Herne. Warum English for Runaways in Herne nicht gut ankommt, wie Münte geehrte wurde, wieso die Linke weiterhin alt aussieht - das „Politgeflüster“.
Warum es bei der Digitalisierung in Herne hakt, welche Ehre dem Erfinder der klaren Kante zuteil wurde, wieso die Linkspartei im Rat weiterhin alt aussieht - die wöchentliche Kolumne „Politgeflüster“.
Digital ist besser
Das Rathaus will bei der Digitalisierung der Stadt durchstarten. So hat sie zuletzt einen eigenen Fachbereich Digitalisierung ins Leben gerufen und will Wanne nun mit einem Stadtlabor sogar zum Zentrum der Digitalisierung machen. Dass es in Sachen Digitalisierung noch reichlich Nachholbedarf gibt, ist bekannt: So landete Herne bei einem Städte-Ranking zuletzt auf Platz 54 von 81. Nachholbedarf gibt es offensichtlich aber auch bei der Präsentation der Pläne. Als Pierre Golz, Leiter des neuen Fachbereichs Digitalisierung, der Politik nun das geplante Stadtlabor vorstellte, muckten im Digitalausschuss die Lautsprecher, Folge war unerträgliches, lautes und langanhaltendes Fiepen im Saal. Und in der Bezirksvertretung Wanne wurde er gebeten, die Ausführungen verständlicher zu machen. „Smart City-Lösungen“, „Think Tank“, „Co-Creation-Space“ oder „Smart People Zone“, dieses Begriffe verstehe doch kein Mensch, so ein Vorwurf. Die Politgeflüster-Redaktion prophezeit: Dass die Stadt im Digitalranking unter die ersten fünf kommt, in politischen Sitzungen eine funktionierende Lautsprecher-Anlage präsentiert und beim Thema Digitalisierung auf englische Worte verzichtet, ist so sicher wie der Bundesliga-Aufstieg von Westfalia Herne oder der Klassiker-Status von „Digital ist besser“, dem Debütalbum der Band Tocotronic.

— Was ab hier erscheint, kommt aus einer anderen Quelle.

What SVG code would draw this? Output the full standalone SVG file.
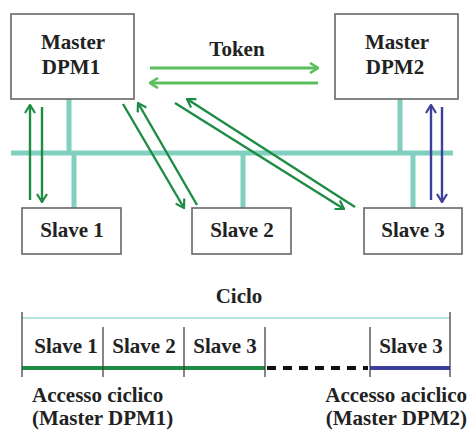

Ehrung für Münte in Abwesenheit
Wenn jemand Franz Müntefering, dem Erfinder der klaren Kante („Opposition ist Mist“), mit einer „Smart People Zone“ kommen würde, würde der ehemalige SPD-Chef ihm wohl kurz und knapp „Sprich Deutsch!“ entgegnen. Dem Wahl-Herner ist in dieser Woche eine besondere Ehre zuteil geworden: Der 83-Jährige ist im Rahmen der Feierlichkeiten zum 160. Geburtstag der SPD mit dem August-Bebel-Preis ausgezeichnet worden. Den Preis musste allerdings seine Gattin Michelle Müntefering entgegennehmen, weil er sich laut SPD-Pressemitteilung in einer Reha von einer „schweren Operation“ erholten. Was sagen wir da alle? Gute Besserung!
Linke vor Radikalschnitt
Einen Thinktank (deutsch: Denkfabrik) hat die Herner Linkspartei vor der Kommunalwahl 2020 nicht in Anspruch genommen, denn sonst wäre wohl nicht das passiert, was passiert ist. Die Linke zog mit einer dreiköpfigen Ü-60-Fraktion in den Rat ein, sprich: Die drei gewählten Stadtverordneten - Veronika Buszewski, Andreas Ixert, Klaudia Scholz - waren älter als 60. Jüngere Kandidatinnen und Kandidaten guckten nach dem schlechten Wahlergebnis in die Röhre, weil sie von der Partei nur auf hinteren Listenplätzen ab 4 gesetzt worden waren und somit den Einzug in den Rat verpassten. Das wollte die Linke zumindest ein wenig heilen und kam damals zu dem Schluss, dass Ixert und Scholz ja nach zweieinhalb Jahren freiwillig den Rat verlassen könnten. Zweieinhalb Jahre plus einen Monat nach der Kommunalwahl ist nun klar: Daraus wird (vorerst) nichts, weil es auf der Ratsreserveliste unter anderem wegen diverser Wohnsitzwechsel zurzeit keine jüngeren Nachrück-Kandidaten gibt. 2025 werde es aber einen radikalen Schnitt geben, signalisierte nun Linken-Co-Vorsitzender Patrick Gawliczeck auf Anfrage. Denn: Buszewki, Ixert und Scholz träten nicht mehr an. Die Linke strebe die Kandidatur einer „offenen Liste“ an und wolle dafür gezielt auch Nicht-Parteimitglieder ansprechen, oder ums modern auszudrücken: Menschen aus der Not-be-a-member-of-a-party-Fraktion.